- From: Steven Pemberton <steven.pemberton@cwi.nl>
- Date: Tue, 20 Feb 2024 14:38:24 +0000
- To: ixml <public-ixml@w3.org>
The standard syntax definition for IRIs is defined in RFC 3987, Internationalized Resource Identifiers (IRIs), https://datatracker.ietf.org/doc/html/rfc3987. The purpose of that definition is to define IRIs, and give a syntax that determines what a correct IRI looks like. The purpose of ixml in general is slightly different: on the one hand it is not always necessary to determine if the input is correct -- the assumption is often that the input is correct, and we only want to transform it. These are described as permissive grammars.

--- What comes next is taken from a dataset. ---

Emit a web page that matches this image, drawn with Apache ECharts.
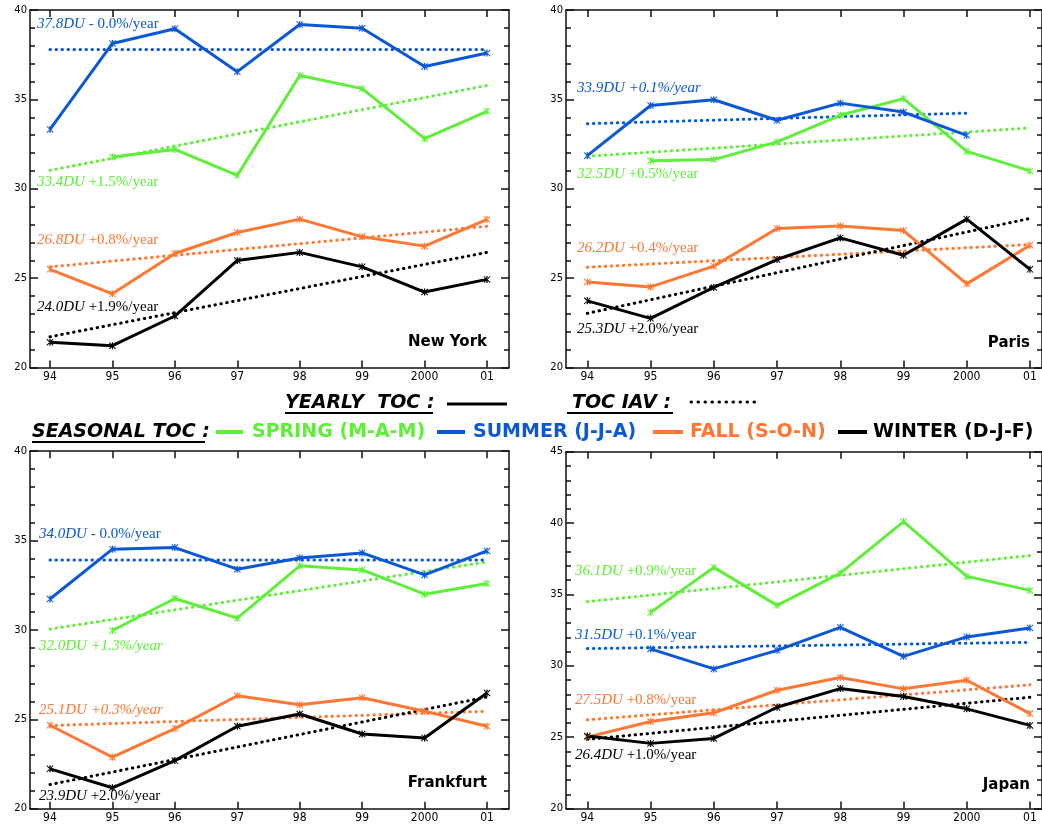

For instance, you might define a date as having two digits for the day, rather than being specific that the digits are in a particular range. On the other hand, what ixml is really interested in is the structure of the underlying object, identifying the parts it is made up of, without intervening syntactical necessities. A date consists primarily of a day, a month, and a year, and not just of six digits. The RFC definition of IRIs while meeting (most of) its requirements for its purpose, doesn't meet the requirements for ixml: * Firstly, it is in places ambiguous, certain strings for correct IRIs fulfilling the definition of an IRI in different ways; for instance 192.168.0.1 is both an IPv4address and (incorrectly in this author's view) an ireg-name. * Secondly, it doesn't expose the underlying structure in a suitable way for ixml. For instance, an ireg-name according to the RFC is just a string of the characters allowed in a hostname, without exposing any underlying structure. The hostname www.w3.org is according to the RFC just a string of 10 allowable characters. * Thirdly, it actually fails in correctly determining if a string is a correct IRI by being too lax. Again, using ireg-name as an example, it will happily accept a hostname "...", which is disallowed by rfc3986, which says that a hostname "consists of a sequence of domain labels separated by ".", each domain label starting and ending with an alphanumeric character and possibly also containing "-" characters." In other words, it may not have adjacent dots, nor start or end with a dot. The revised ixml definition for IRI tries to rectify these problems: it is strict in what it accepts, it is unambiguous, and it reveals the underlying structure of the parts, which is what ixml is all about. Steven
Received on Tuesday, 20 February 2024 14:38:31 UTC